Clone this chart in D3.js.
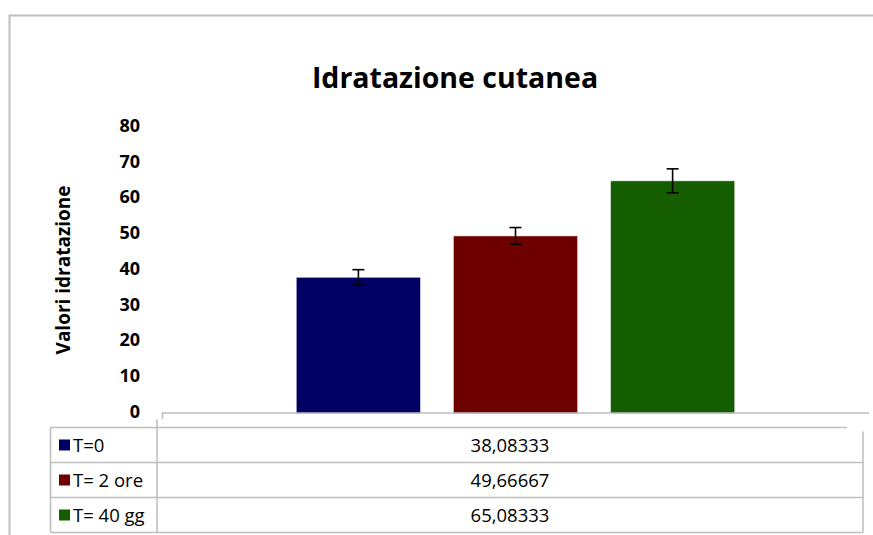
<!DOCTYPE html>
<html>
<head>
<meta charset="utf-8">
<script src="https://cdn.jsdelivr.net/npm/d3@7"></script>
<style>
  html, body { margin: 0; padding: 0; background: #fff; }
  svg { display: block; font-family: "Open Sans", sans-serif; }
</style>
</head>
<body>
<svg id="chart" width="873" height="535"></svg>
<script>
// ---- data ----
const category = ["Idratazione cutanea"];
const seriesNames = ["T=0", "T= 2 ore", "T= 40 gg"];
const seriesValues = [38.08333, 49.66667, 65.08333];
const seriesLabels = ["38,08333", "49,66667", "65,08333"];
const seriesErrors = [2.15, 2.35, 3.35];
const seriesColors = ["#000064", "#6e0000", "#145e00"];
const yTicks = [0, 10, 20, 30, 40, 50, 60, 70, 80];
const chartTitle = "Idratazione cutanea";
const yTitle = "Valori idratazione";

const svg = d3.select("#chart");
const frame = "#bfbfbf";

// chart frame (top + left visible)
svg.append("path")
  .attr("d", "M9.5,535 V15.5 H873")
  .attr("fill", "none").attr("stroke", frame).attr("stroke-width", 2);

// title
svg.append("text")
  .attr("x", 455).attr("y", 88)
  .attr("text-anchor", "middle")
  .attr("font-size", 28.5).attr("font-weight", 700)
  .text(chartTitle);

// scales
const plotLeft = 162, plotRight = 869;
const y = d3.scaleLinear().domain([0, 80]).range([413.5, 127.5]);
const x0 = d3.scaleBand().domain(category).range([plotLeft, plotRight])
  .paddingInner(0).paddingOuter(0.25);
const x1 = d3.scaleBand().domain(seriesNames).range([0, x0.bandwidth()])
  .paddingInner(0.21).paddingOuter(0.105);

// y axis labels (no axis line)
const yAxis = d3.axisLeft(y).tickValues(yTicks).tickSize(0).tickPadding(0);
const yg = svg.append("g").attr("transform", "translate(140,-2)").call(yAxis);
yg.select(".domain").remove();
yg.selectAll("text")
  .attr("font-family", "'Open Sans', sans-serif")
  .attr("font-size", 18).attr("font-weight", 700).attr("fill", "#000");

// y title
svg.append("text")
  .attr("transform", "translate(70,270) rotate(-90)")
  .attr("text-anchor", "middle")
  .attr("font-size", 19).attr("font-weight", 700)
  .text(yTitle);

// bars
const g = svg.append("g");
const data = seriesNames.map((s, i) => ({ s, v: seriesValues[i], e: seriesErrors[i], c: seriesColors[i] }));
const gx = x0(category[0]);
g.selectAll("rect.bar").data(data).enter().append("rect")
  .attr("class", "bar")
  .attr("x", d => gx + x1(d.s))
  .attr("y", d => y(d.v))
  .attr("width", x1.bandwidth())
  .attr("height", d => y(0) - y(d.v))
  .attr("fill", d => d.c)
  .attr("stroke", "#ffffff").attr("stroke-opacity", 0.45).attr("stroke-width", 1);

// error bars
const eb = g.selectAll("g.err").data(data).enter().append("g").attr("class", "err")
  .attr("stroke", "#000").attr("stroke-width", 1.6);
eb.append("line")
  .attr("x1", d => gx + x1(d.s) + x1.bandwidth() / 2)
  .attr("x2", d => gx + x1(d.s) + x1.bandwidth() / 2)
  .attr("y1", d => y(d.v + d.e)).attr("y2", d => y(d.v - d.e));
[1, -1].forEach(sign => {
  eb.append("line")
    .attr("x1", d => gx + x1(d.s) + x1.bandwidth() / 2 - 6)
    .attr("x2", d => gx + x1(d.s) + x1.bandwidth() / 2 + 6)
    .attr("y1", d => y(d.v + sign * d.e)).attr("y2", d => y(d.v + sign * d.e));
});

// x axis line with left tick
svg.append("path")
  .attr("d", `M${plotLeft + 0.5},419 V${y(0) - 0.5} H${plotRight}`)
  .attr("fill", "none").attr("stroke", frame).attr("stroke-width", 1.6);

// data table
const tLeft = 50.5, tDiv = 157, tRight = 863, tTop = 427.5;
const rowH = 35;
const rowTops = seriesNames.map((s, i) => tTop + i * rowH);
const tBottom = tTop + seriesNames.length * rowH;
const tg = svg.append("g").attr("stroke", frame).attr("stroke-width", 1.6).attr("fill", "none");
tg.append("line").attr("x1", tLeft).attr("x2", 847).attr("y1", tTop).attr("y2", tTop);
tg.append("line").attr("x1", tLeft).attr("x2", tLeft).attr("y1", tTop).attr("y2", tBottom);
tg.append("line").attr("x1", tDiv).attr("x2", tDiv).attr("y1", tTop - 8).attr("y2", tBottom);
tg.append("line").attr("x1", tRight).attr("x2", tRight).attr("y1", tTop + 4).attr("y2", tBottom);
rowTops.slice(1).concat([tBottom]).forEach(yy => {
  tg.append("line").attr("x1", tLeft).attr("x2", tRight).attr("y1", yy).attr("y2", yy);
});

const rows = svg.selectAll("g.row").data(data).enter().append("g").attr("class", "row")
  .attr("transform", (d, i) => `translate(0,${rowTops[i] + rowH / 2})`);
rows.append("rect")
  .attr("x", 59).attr("y", -5.5).attr("width", 11).attr("height", 11)
  .attr("fill", d => d.c);
rows.append("text")
  .attr("x", 73).attr("y", 6.5)
  .attr("font-size", 18.5)
  .attr("fill", "#000")
  .text(d => d.s);
rows.append("text")
  .attr("x", (tDiv + tRight) / 2).attr("y", 6.5)
  .attr("text-anchor", "middle")
  .attr("font-size", 18.5)
  .attr("fill", "#000")
  .text((d, i) => seriesLabels[i]);
</script>
</body>
</html>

----------------------------------------

**WHAT YOU WILL DO**
Return the listing above word for word, with the pictures removed.

**ANSWER TO THIS EXERCISE**
Clone this chart in D3.js.
<!DOCTYPE html>
<html>
<head>
<meta charset="utf-8">
<script src="https://cdn.jsdelivr.net/npm/d3@7"></script>
<style>
  html, body { margin: 0; padding: 0; background: #fff; }
  svg { display: block; font-family: "Open Sans", sans-serif; }
</style>
</head>
<body>
<svg id="chart" width="873" height="535"></svg>
<script>
// ---- data ----
const category = ["Idratazione cutanea"];
const seriesNames = ["T=0", "T= 2 ore", "T= 40 gg"];
const seriesValues = [38.08333, 49.66667, 65.08333];
const seriesLabels = ["38,08333", "49,66667", "65,08333"];
const seriesErrors = [2.15, 2.35, 3.35];
const seriesColors = ["#000064", "#6e0000", "#145e00"];
const yTicks = [0, 10, 20, 30, 40, 50, 60, 70, 80];
const chartTitle = "Idratazione cutanea";
const yTitle = "Valori idratazione";

const svg = d3.select("#chart");
const frame = "#bfbfbf";

// chart frame (top + left visible)
svg.append("path")
  .attr("d", "M9.5,535 V15.5 H873")
  .attr("fill", "none").attr("stroke", frame).attr("stroke-width", 2);

// title
svg.append("text")
  .attr("x", 455).attr("y", 88)
  .attr("text-anchor", "middle")
  .attr("font-size", 28.5).attr("font-weight", 700)
  .text(chartTitle);

// scales
const plotLeft = 162, plotRight = 869;
const y = d3.scaleLinear().domain([0, 80]).range([413.5, 127.5]);
const x0 = d3.scaleBand().domain(category).range([plotLeft, plotRight])
  .paddingInner(0).paddingOuter(0.25);
const x1 = d3.scaleBand().domain(seriesNames).range([0, x0.bandwidth()])
  .paddingInner(0.21).paddingOuter(0.105);

// y axis labels (no axis line)
const yAxis = d3.axisLeft(y).tickValues(yTicks).tickSize(0).tickPadding(0);
const yg = svg.append("g").attr("transform", "translate(140,-2)").call(yAxis);
yg.select(".domain").remove();
yg.selectAll("text")
  .attr("font-family", "'Open Sans', sans-serif")
  .attr("font-size", 18).attr("font-weight", 700).attr("fill", "#000");

// y title
svg.append("text")
  .attr("transform", "translate(70,270) rotate(-90)")
  .attr("text-anchor", "middle")
  .attr("font-size", 19).attr("font-weight", 700)
  .text(yTitle);

// bars
const g = svg.append("g");
const data = seriesNames.map((s, i) => ({ s, v: seriesValues[i], e: seriesErrors[i], c: seriesColors[i] }));
const gx = x0(category[0]);
g.selectAll("rect.bar").data(data).enter().append("rect")
  .attr("class", "bar")
  .attr("x", d => gx + x1(d.s))
  .attr("y", d => y(d.v))
  .attr("width", x1.bandwidth())
  .attr("height", d => y(0) - y(d.v))
  .attr("fill", d => d.c)
  .attr("stroke", "#ffffff").attr("stroke-opacity", 0.45).attr("stroke-width", 1);

// error bars
const eb = g.selectAll("g.err").data(data).enter().append("g").attr("class", "err")
  .attr("stroke", "#000").attr("stroke-width", 1.6);
eb.append("line")
  .attr("x1", d => gx + x1(d.s) + x1.bandwidth() / 2)
  .attr("x2", d => gx + x1(d.s) + x1.bandwidth() / 2)
  .attr("y1", d => y(d.v + d.e)).attr("y2", d => y(d.v - d.e));
[1, -1].forEach(sign => {
  eb.append("line")
    .attr("x1", d => gx + x1(d.s) + x1.bandwidth() / 2 - 6)
    .attr("x2", d => gx + x1(d.s) + x1.bandwidth() / 2 + 6)
    .attr("y1", d => y(d.v + sign * d.e)).attr("y2", d => y(d.v + sign * d.e));
});

// x axis line with left tick
svg.append("path")
  .attr("d", `M${plotLeft + 0.5},419 V${y(0) - 0.5} H${plotRight}`)
  .attr("fill", "none").attr("stroke", frame).attr("stroke-width", 1.6);

// data table
const tLeft = 50.5, tDiv = 157, tRight = 863, tTop = 427.5;
const rowH = 35;
const rowTops = seriesNames.map((s, i) => tTop + i * rowH);
const tBottom = tTop + seriesNames.length * rowH;
const tg = svg.append("g").attr("stroke", frame).attr("stroke-width", 1.6).attr("fill", "none");
tg.append("line").attr("x1", tLeft).attr("x2", 847).attr("y1", tTop).attr("y2", tTop);
tg.append("line").attr("x1", tLeft).attr("x2", tLeft).attr("y1", tTop).attr("y2", tBottom);
tg.append("line").attr("x1", tDiv).attr("x2", tDiv).attr("y1", tTop - 8).attr("y2", tBottom);
tg.append("line").attr("x1", tRight).attr("x2", tRight).attr("y1", tTop + 4).attr("y2", tBottom);
rowTops.slice(1).concat([tBottom]).forEach(yy => {
  tg.append("line").attr("x1", tLeft).attr("x2", tRight).attr("y1", yy).attr("y2", yy);
});

const rows = svg.selectAll("g.row").data(data).enter().append("g").attr("class", "row")
  .attr("transform", (d, i) => `translate(0,${rowTops[i] + rowH / 2})`);
rows.append("rect")
  .attr("x", 59).attr("y", -5.5).attr("width", 11).attr("height", 11)
  .attr("fill", d => d.c);
rows.append("text")
  .attr("x", 73).attr("y", 6.5)
  .attr("font-size", 18.5)
  .attr("fill", "#000")
  .text(d => d.s);
rows.append("text")
  .attr("x", (tDiv + tRight) / 2).attr("y", 6.5)
  .attr("text-anchor", "middle")
  .attr("font-size", 18.5)
  .attr("fill", "#000")
  .text((d, i) => seriesLabels[i]);
</script>
</body>
</html>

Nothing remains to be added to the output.